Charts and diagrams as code
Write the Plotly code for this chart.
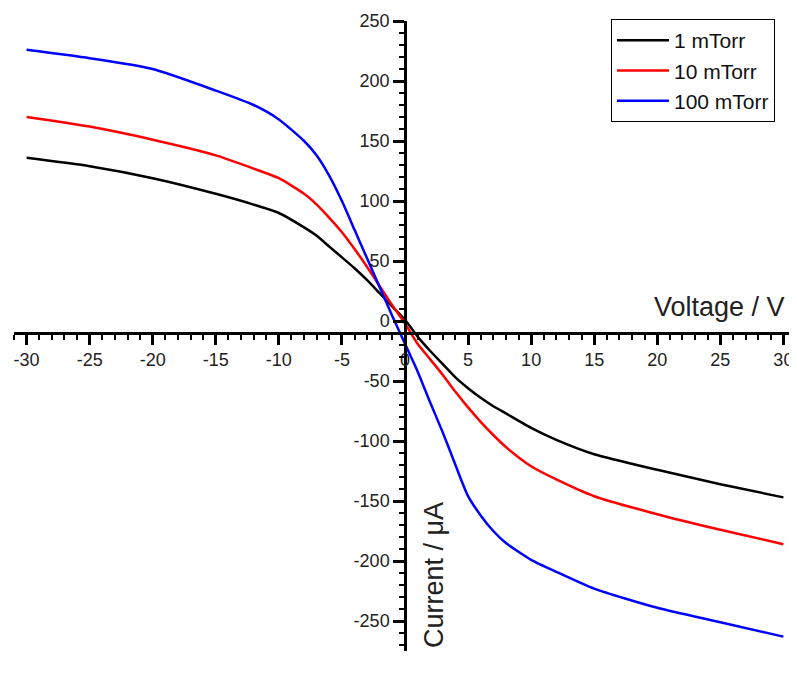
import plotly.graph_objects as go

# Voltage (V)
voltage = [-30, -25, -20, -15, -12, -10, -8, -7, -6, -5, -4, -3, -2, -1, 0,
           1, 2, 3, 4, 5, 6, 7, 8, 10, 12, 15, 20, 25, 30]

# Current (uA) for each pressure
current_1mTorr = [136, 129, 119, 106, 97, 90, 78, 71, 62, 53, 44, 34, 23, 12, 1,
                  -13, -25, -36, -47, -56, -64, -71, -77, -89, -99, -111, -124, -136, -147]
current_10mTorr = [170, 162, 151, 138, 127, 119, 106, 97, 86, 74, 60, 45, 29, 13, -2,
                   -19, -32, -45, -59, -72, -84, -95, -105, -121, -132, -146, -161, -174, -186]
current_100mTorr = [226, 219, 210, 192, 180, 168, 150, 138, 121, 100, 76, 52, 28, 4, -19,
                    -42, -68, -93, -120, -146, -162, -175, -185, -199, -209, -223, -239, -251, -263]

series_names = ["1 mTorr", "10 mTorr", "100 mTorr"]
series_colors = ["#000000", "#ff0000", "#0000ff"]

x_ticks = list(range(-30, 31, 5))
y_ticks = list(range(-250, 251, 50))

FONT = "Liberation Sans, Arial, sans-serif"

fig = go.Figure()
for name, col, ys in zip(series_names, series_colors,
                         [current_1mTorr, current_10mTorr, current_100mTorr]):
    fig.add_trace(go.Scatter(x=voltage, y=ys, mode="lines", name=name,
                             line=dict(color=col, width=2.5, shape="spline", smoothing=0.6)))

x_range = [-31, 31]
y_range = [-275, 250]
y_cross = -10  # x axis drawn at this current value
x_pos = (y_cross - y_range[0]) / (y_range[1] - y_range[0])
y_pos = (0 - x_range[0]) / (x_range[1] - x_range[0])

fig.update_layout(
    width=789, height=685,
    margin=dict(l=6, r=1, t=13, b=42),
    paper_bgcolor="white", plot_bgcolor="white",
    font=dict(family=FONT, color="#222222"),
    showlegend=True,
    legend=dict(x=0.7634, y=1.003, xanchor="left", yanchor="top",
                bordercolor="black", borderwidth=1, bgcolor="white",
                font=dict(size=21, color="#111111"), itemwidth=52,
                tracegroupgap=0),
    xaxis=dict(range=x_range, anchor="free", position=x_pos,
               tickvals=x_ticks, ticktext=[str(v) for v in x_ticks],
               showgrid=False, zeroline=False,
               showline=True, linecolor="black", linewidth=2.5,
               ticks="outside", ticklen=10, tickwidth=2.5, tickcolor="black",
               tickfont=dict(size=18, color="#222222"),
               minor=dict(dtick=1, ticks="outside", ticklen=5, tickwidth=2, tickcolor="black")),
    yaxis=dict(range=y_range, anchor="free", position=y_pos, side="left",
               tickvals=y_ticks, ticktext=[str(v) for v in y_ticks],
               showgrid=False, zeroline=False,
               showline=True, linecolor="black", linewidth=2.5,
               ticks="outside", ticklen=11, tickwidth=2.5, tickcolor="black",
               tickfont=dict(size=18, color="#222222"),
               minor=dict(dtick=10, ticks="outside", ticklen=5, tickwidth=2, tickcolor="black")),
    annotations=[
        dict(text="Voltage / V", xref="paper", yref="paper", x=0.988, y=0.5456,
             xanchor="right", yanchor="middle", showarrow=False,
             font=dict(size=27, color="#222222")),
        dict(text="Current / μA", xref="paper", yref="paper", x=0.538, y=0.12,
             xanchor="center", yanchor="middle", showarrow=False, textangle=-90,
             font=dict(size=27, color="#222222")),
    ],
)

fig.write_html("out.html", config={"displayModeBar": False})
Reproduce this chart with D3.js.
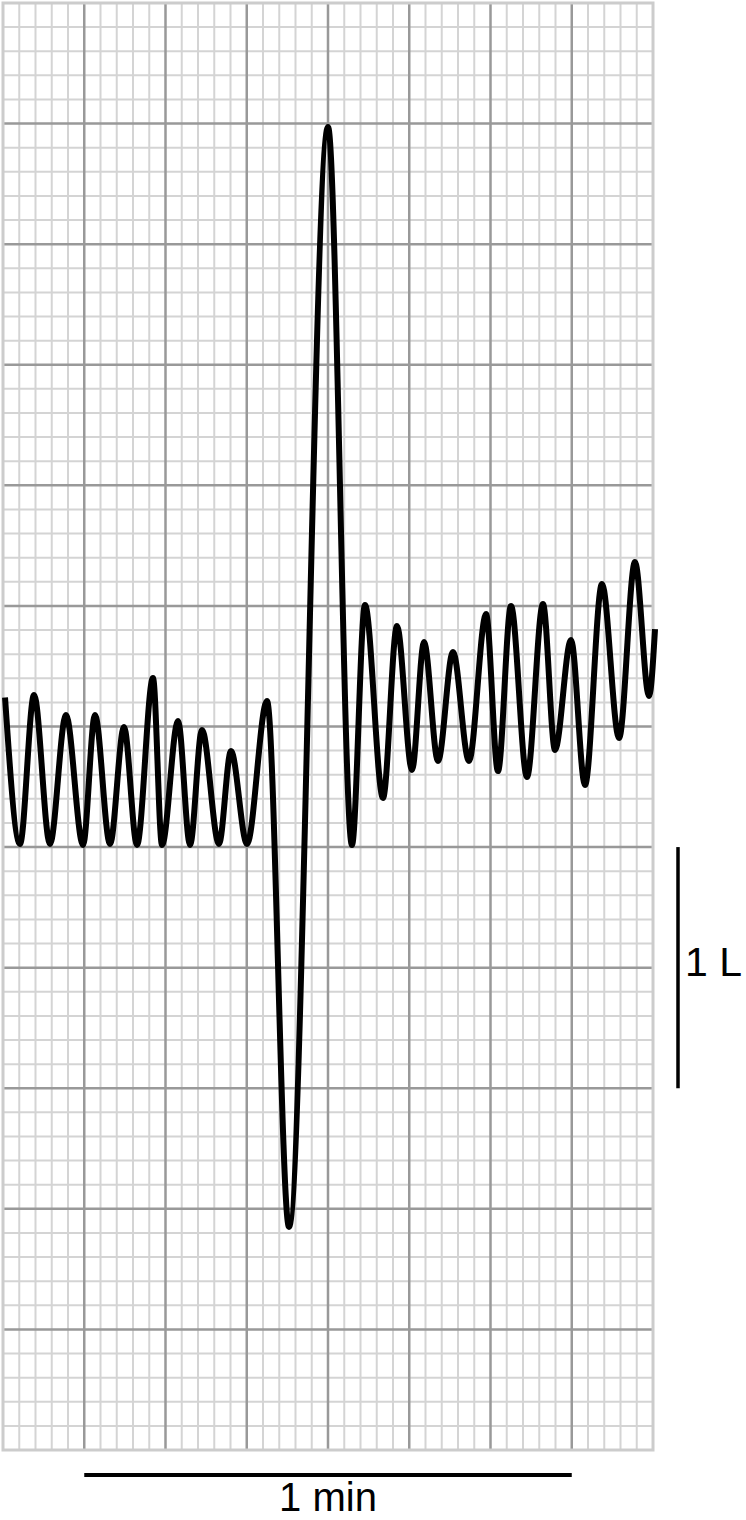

WHAT THE TASK REQUIRES
Find and copy each line above that includes the string "this".

ANSWER
Write the Plotly code for this chart.
y_cross = -10  # x axis drawn at this current value
Reproduce this chart with D3.js.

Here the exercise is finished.